Hmmm, where to begin when so much opportunity is afoot?
... If I don't have a really good reason to put together a complex and expensive microwave station, I probably won't do it
Yes, a 10 GHz downlink can be converted into a range of frequencies covered with an off-the-shelf SDR for $100-$200. I'll admit that a microwave transmitter is more costly (for the present time) but $100 and some ingenuity to participate in one of amateur radio's next frontiers is likely within reach!

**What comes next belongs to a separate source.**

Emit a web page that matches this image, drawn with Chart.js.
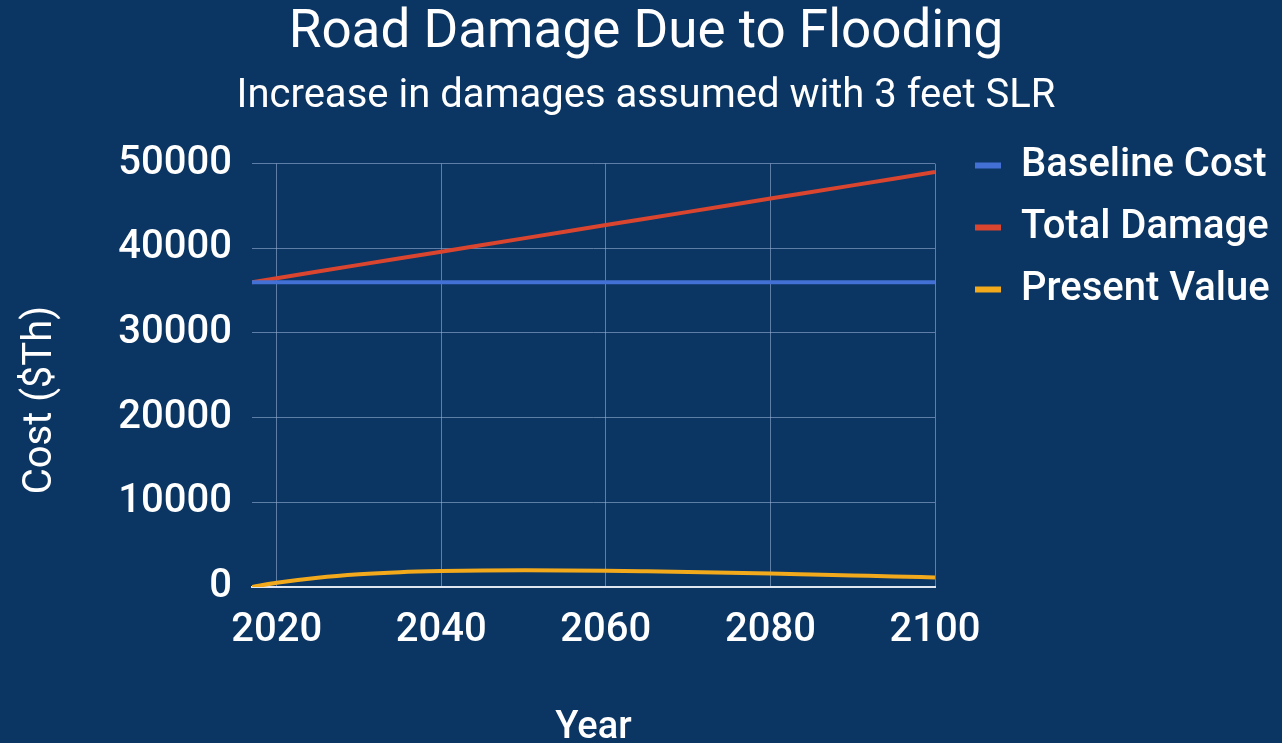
<!DOCTYPE html>
<html>
<head>
<meta charset="utf-8">
<title>Road Damage Due to Flooding</title>
<script src="https://cdn.jsdelivr.net/npm/chart.js@4/dist/chart.umd.min.js"></script>
<style>
    html, body {
        margin: 0;
        padding: 0;
        background: #0b3563;
        overflow: hidden;
    }
    canvas {
        display: block;
    }
</style>
</head>
<body>
<canvas id="myChart" width="1282" height="743"></canvas>
<script>
const anos = [2017, 2020, 2025, 2030, 2035, 2040, 2045, 2050, 2055, 2060, 2065, 2070, 2075, 2080, 2085, 2090, 2095, 2100];
const custoBase = [36000, 36000, 36000, 36000, 36000, 36000, 36000, 36000, 36000, 36000, 36000, 36000, 36000, 36000, 36000, 36000, 36000, 36000];
const danoTotal = [36000, 36470, 37250, 38040, 38820, 39600, 40390, 41170, 41950, 42740, 43520, 44300, 45080, 45870, 46650, 47430, 48220, 49000];
const valorPresente = [0, 500, 1100, 1500, 1750, 1880, 1950, 1980, 1960, 1920, 1850, 1770, 1680, 1580, 1470, 1360, 1250, 1130];
const ticksAno = [2020, 2040, 2060, 2080, 2100];
const ticksCusto = [0, 10000, 20000, 30000, 40000, 50000];

const canvasChart = document.getElementById('myChart');

const pontos = serie => anos.map((ano, i) => ({ x: ano, y: serie[i] }));

// legend sits higher and a bit further right than the layout places it
const ajustaLegenda = {
    id: 'ajustaLegenda',
    afterLayout(chart) {
        const legenda = chart.legend;
        legenda.top = chart.chartArea.top - 40;
        legenda.left = chart.chartArea.right + 18;
        legenda.right = chart.width;
    }
};

const branco = '#ffffff';
const corGrade = 'rgba(150, 175, 215, 0.6)';

window.myChart = new Chart(canvasChart, {
    type: 'line',
    data: {
        datasets: [{
                label: 'Baseline Cost',
                data: pontos(custoBase),
                borderColor: '#4270d4',
                backgroundColor: '#4270d4',
                borderWidth: 4
            },
            {
                label: 'Total Damage',
                data: pontos(danoTotal),
                borderColor: '#d9452f',
                backgroundColor: '#d9452f',
                borderWidth: 4
            },
            {
                label: 'Present Value',
                data: pontos(valorPresente),
                borderColor: '#f2a91c',
                backgroundColor: '#f2a91c',
                borderWidth: 4,
                cubicInterpolationMode: 'monotone'
            }
        ]
    },
    plugins: [ajustaLegenda],
    options: {
        responsive: false,
        animation: false,
        elements: {
            point: { radius: 0 }
        },
        layout: {
            padding: { left: 68, right: 58, top: 0, bottom: 0 }
        },
        plugins: {
            title: {
                display: true,
                text: 'Road Damage Due to Flooding',
                color: branco,
                font: { family: 'Roboto', size: 53, weight: 'normal', lineHeight: 1.2 },
                padding: { top: 2, bottom: 0 }
            },
            subtitle: {
                display: true,
                text: 'Increase in damages assumed with 3 feet SLR',
                color: branco,
                font: { family: 'Roboto', size: 40, weight: 'normal', lineHeight: 1.2 },
                padding: { top: 7, bottom: 43 }
            },
            legend: {
                position: 'right',
                align: 'start',
                fullSize: false,
                labels: {
                    color: branco,
                    font: { family: 'Roboto', size: 40, weight: '500' },
                    boxWidth: 26,
                    boxHeight: 6,
                    padding: 22,
                    // flat swatches, no outline
                    generateLabels: chart => Chart.defaults.plugins.legend.labels.generateLabels(chart)
                        .map(item => ({ ...item, lineWidth: 0 }))
                }
            },
            tooltip: { enabled: false }
        },
        scales: {
            x: {
                type: 'linear',
                min: 2017,
                max: 2100,
                afterBuildTicks: eixo => {
                    eixo.ticks = ticksAno.map(v => ({ value: v }));
                },
                afterFit: eixo => {
                    eixo.height = 156;
                },
                ticks: {
                    color: branco,
                    font: { family: 'Roboto', size: 40, weight: '500' },
                    padding: 20,
                    maxRotation: 0,
                    callback: v => String(v)
                },
                grid: {
                    color: corGrade,
                    lineWidth: 1,
                    drawTicks: false
                },
                border: {
                    display: true,
                    color: '#dfe6ef',
                    width: 2
                },
                title: {
                    display: true,
                    text: 'Year',
                    color: branco,
                    font: { family: 'Roboto', size: 38, weight: '500', lineHeight: 0.75 },
                    padding: { top: 0, bottom: 0 }
                }
            },
            y: {
                min: 0,
                max: 50000,
                afterBuildTicks: eixo => {
                    eixo.ticks = ticksCusto.map(v => ({ value: v }));
                },
                afterFit: eixo => {
                    eixo.width = 184;
                },
                ticks: {
                    color: branco,
                    font: { family: 'Roboto', size: 40, weight: '500' },
                    padding: 20,
                    callback: v => String(v)
                },
                grid: {
                    color: corGrade,
                    lineWidth: 1,
                    drawTicks: false
                },
                border: { display: false },
                title: {
                    display: true,
                    // trailing spaces push the rotated title a little lower
                    text: 'Cost ($Th)\u00a0\u00a0\u00a0\u00a0\u00a0',
                    color: branco,
                    font: { family: 'Roboto', size: 40, weight: 'normal', lineHeight: 1.2 },
                    padding: { top: -51, bottom: 0 }
                }
            }
        }
    }
});
</script>
</body>
</html>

Work all the grid squares, all the states, bag all the DX? I see an opportunity to make so many more friends and earn so much wall paper you'll be considering building another wall in the shack so you can display all the certificates ;-) And, you'll still be able to hear that the XYL wants to go to the store, the dog wants out, and you had a really good hot dog for lunch ... oh, behave!
Heaven forbid, I gotta learn something new?

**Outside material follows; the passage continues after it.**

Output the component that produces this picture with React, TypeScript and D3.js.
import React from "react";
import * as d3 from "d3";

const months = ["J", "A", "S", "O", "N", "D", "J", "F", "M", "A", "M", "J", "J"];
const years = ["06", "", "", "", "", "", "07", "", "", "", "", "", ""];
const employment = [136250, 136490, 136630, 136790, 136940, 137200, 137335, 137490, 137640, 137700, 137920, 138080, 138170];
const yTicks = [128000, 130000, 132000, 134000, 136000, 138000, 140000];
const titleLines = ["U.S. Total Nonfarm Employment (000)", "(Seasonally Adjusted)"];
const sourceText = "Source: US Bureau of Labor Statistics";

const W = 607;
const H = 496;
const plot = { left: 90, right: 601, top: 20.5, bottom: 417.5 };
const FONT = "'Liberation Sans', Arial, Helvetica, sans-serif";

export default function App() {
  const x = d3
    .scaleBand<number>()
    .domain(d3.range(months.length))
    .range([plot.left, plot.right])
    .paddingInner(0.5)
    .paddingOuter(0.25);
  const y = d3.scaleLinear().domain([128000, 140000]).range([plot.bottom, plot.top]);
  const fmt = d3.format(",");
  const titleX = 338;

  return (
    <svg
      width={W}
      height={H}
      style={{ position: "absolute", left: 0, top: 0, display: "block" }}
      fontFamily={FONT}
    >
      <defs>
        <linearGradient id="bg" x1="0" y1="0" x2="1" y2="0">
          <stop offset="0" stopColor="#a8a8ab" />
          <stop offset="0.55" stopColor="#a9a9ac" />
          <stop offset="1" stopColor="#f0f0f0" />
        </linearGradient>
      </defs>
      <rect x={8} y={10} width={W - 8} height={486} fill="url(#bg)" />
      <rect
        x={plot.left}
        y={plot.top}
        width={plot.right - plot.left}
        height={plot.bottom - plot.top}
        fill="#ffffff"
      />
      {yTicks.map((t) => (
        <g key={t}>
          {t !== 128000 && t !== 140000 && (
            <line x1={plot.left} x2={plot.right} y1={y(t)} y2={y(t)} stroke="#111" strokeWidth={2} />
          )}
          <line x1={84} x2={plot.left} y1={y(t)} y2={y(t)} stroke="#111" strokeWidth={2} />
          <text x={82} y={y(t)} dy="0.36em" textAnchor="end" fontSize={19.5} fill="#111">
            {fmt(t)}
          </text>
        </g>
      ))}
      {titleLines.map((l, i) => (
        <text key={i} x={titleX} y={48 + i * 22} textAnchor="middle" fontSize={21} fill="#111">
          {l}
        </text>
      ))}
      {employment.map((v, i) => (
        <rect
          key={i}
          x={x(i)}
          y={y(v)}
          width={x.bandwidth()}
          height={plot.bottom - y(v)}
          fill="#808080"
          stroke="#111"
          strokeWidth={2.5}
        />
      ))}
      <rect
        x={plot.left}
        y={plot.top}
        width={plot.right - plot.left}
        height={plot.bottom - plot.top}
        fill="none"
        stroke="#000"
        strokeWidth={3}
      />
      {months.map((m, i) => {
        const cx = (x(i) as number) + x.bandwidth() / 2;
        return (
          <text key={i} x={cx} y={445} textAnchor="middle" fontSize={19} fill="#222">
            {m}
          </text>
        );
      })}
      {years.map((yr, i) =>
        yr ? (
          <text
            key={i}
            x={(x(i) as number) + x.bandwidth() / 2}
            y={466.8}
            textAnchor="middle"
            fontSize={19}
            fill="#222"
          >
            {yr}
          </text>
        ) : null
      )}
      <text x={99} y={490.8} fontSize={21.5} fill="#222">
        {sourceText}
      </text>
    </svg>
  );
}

What if a GEO presented an opportunity for multiple high-definition channels. The proposed DVB-S on a hamsat could bring us ...

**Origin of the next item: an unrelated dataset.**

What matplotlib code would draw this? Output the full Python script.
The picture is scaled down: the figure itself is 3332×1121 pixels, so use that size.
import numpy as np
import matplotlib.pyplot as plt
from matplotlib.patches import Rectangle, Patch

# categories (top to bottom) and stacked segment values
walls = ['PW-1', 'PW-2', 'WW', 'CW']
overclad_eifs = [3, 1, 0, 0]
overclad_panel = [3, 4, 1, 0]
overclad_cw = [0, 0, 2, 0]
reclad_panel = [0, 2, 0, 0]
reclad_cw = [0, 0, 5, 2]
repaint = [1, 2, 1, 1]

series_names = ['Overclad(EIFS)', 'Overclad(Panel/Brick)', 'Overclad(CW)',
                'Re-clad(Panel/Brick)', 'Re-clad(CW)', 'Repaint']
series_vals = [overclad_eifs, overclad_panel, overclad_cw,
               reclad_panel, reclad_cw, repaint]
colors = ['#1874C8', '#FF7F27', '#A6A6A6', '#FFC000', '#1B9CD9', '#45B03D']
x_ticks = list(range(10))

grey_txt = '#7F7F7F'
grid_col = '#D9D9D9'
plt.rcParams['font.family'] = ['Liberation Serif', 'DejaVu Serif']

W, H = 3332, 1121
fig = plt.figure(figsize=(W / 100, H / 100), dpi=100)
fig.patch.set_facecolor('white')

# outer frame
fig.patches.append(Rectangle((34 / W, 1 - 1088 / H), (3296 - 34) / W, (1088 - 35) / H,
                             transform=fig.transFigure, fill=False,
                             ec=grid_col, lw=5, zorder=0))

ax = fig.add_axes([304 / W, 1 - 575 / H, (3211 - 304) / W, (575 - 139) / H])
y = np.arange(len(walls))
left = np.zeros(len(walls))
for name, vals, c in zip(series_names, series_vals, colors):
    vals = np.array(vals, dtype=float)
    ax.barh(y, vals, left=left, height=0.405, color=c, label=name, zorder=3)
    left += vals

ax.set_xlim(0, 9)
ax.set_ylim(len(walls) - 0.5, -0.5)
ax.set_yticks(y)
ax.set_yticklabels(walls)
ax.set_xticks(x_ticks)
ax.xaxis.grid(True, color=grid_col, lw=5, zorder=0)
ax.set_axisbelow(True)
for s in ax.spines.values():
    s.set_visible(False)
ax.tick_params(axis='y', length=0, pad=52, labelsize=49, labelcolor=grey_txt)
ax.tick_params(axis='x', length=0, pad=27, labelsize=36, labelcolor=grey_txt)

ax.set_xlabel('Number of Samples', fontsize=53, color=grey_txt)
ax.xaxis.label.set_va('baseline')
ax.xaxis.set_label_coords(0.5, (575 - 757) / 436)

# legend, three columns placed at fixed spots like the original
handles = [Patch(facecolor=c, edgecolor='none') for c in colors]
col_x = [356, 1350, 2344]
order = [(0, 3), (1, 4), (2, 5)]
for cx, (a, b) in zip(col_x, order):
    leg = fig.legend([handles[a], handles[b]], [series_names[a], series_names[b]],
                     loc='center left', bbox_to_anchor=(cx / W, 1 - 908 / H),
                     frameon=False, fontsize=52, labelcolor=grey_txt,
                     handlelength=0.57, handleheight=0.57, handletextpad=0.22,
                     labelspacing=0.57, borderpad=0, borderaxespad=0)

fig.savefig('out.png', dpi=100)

+ A channel for every ham radio podcast and ham radio video cast we know of ... on demand, sans Comcast, or AT&T? + ARRL on line? + Licensing classes on demand? + Self learning for everything we could think of or aspire to produce? + AMSAT meetings and nets in real time? + The next time an entire island gets wiped out by a hurricane real-time delivery of the ground-truth to FEMA in HD quality? + FEMA's ICS training on-demand? + Access some of the above with your 145/440 MHz HT via terrestrial gateways? + Everything ARISS does we'd have a channel? + Good stuff on NASA TV, ariannespace.com, spacex.com ... maybe we could watch?
I'm excited ... and, I'm hoping my friends will be able to fill in all the features yet to be named!